Zinsen in der Schweiz bleiben tief

Zinsen in der Schweiz bleiben tief

02.01.2019, 11:08

Die Schweiz startet 2019 in das fünfte Jahr mit Negativzinsen - und es dürfte wohl nicht das letzte sein. Denn unter Wirtschaftsexperten mehren sich die Stimmen, die eine lange Phase mit negativen oder sehr niedrigen Zinsen für möglich halten - ähnlich wie in Japan.

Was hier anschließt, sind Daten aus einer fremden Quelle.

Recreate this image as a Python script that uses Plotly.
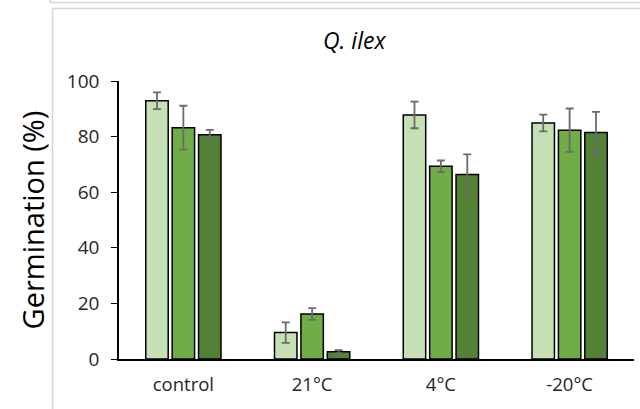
import plotly.graph_objects as go

categories = ["control", "21°C", "4°C", "-20°C"]
series_a = [92.9, 9.5, 87.8, 84.9]
series_a_err = [3.0, 3.7, 4.8, 3.0]
series_b = [83.2, 16.2, 69.3, 82.3]
series_b_err = [7.9, 2.1, 2.1, 7.8]
series_c = [80.7, 2.6, 66.4, 81.5]
series_c_err = [1.7, 0.6, 7.2, 7.4]
colors = ["#c5e0b4", "#70ad47", "#538135"]
y_ticks = [0, 20, 40, 60, 80, 100]

fig = go.Figure()
for vals, errs, col, name in [
    (series_a, series_a_err, colors[0], "A"),
    (series_b, series_b_err, colors[1], "B"),
    (series_c, series_c_err, colors[2], "C"),
]:
    fig.add_trace(go.Bar(
        x=categories, y=vals, name=name,
        marker=dict(color=col, line=dict(color="black", width=1.5)),
        error_y=dict(type="data", array=errs, visible=True,
                     color="#6b6b6b", thickness=1.8, width=4),
    ))

FONT = "Open Sans"
fig.update_layout(
    width=640, height=409,
    margin=dict(l=119, r=6, t=81, b=50),
    paper_bgcolor="white", plot_bgcolor="white",
    barmode="group", bargap=0.385, bargroupgap=0.15,
    showlegend=False,
    font=dict(family=FONT, color="#404040"),
    xaxis=dict(showline=True, linecolor="black", linewidth=1.5,
               ticks="", showgrid=False, tickfont=dict(size=18.5, color="#262626"),
               ticklabelstandoff=8),
    yaxis=dict(range=[0, 100], tickvals=y_ticks, showline=True, linecolor="black",
               linewidth=1.5, ticks="outside", ticklen=6, tickcolor="black",
               showgrid=False, zeroline=False,
               tickfont=dict(size=19, color="#262626"), ticklabelstandoff=8,
               title=dict(text="Germination (%)", font=dict(size=29, color="black"),
                          standoff=14)),
    annotations=[dict(text="<i>Q. ilex</i>", xref="paper", yref="paper",
                      x=0.458, y=1.147, showarrow=False,
                      font=dict(size=23, color="black", family=FONT),
                      xanchor="center", yanchor="middle")],
)

# gray frame lines (paper coordinates: x px = 119 + 515*x, y px = 359 - 278*y)
def px_x(p):
    return (p - 119) / 515.0

def px_y(p):
    return (359 - p) / 278.0

gray = "#d6d6d6"
fig.add_shape(type="line", xref="paper", yref="paper",
              x0=px_x(50), x1=px_x(640), y0=px_y(2.5), y1=px_y(2.5),
              line=dict(color=gray, width=1.5))
fig.add_shape(type="line", xref="paper", yref="paper",
              x0=px_x(50), x1=px_x(50), y0=px_y(0), y1=px_y(2.5),
              line=dict(color=gray, width=1.5))
fig.add_shape(type="line", xref="paper", yref="paper",
              x0=px_x(52.5), x1=px_x(640), y0=px_y(8.5), y1=px_y(8.5),
              line=dict(color=gray, width=1.5))
fig.add_shape(type="line", xref="paper", yref="paper",
              x0=px_x(52.5), x1=px_x(52.5), y0=px_y(8.5), y1=px_y(409),
              line=dict(color=gray, width=1.5))

fig.write_html("out.html")
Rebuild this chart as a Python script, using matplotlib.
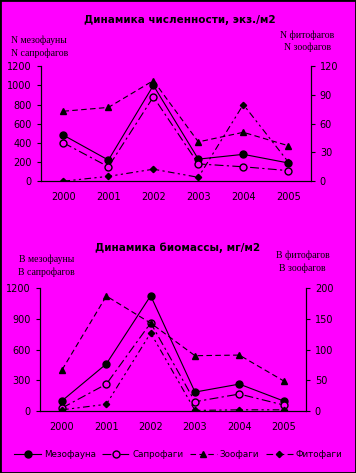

Ein solches «japanisches Szenario» könnte besonders dann zur Realität werden, wenn sich die Konjunktur in Europa in den kommenden Monaten eintrübt und die Notenbanken nicht mit den erwarteten Zinserhöhungen beginnen.

SNB warnt vor Schäden

Doch ein Festhalten am Status Quo und damit einem Leitzinsniveau von minus 0.75 Prozent dürfte die bereits aufkeimende Kritik an der lockeren Geldpolitik noch verstärken. Die Schweizerische Nationalbank (SNB) selbst warnt vor möglichen Schäden durch die niedrigen Zinsen am Immobilienmarkt und weiss von den Problemen der Pensionskassen, noch angemessene Renditen zu erzielen.

«Der Druck aus dem Negativzinsumfeld auszusteigen ist da. Die Kumulation von Risiken lässt das momentan nicht zu», sagte der UBS-Ökonom Daniel Kalt. Dazu zählen politische Konflikte in der Euro-Zone ebenso wie der Handelsstreit zwischen den USA und China, der dem globalen Aufschwung einen Dämpfer versetzen könnte.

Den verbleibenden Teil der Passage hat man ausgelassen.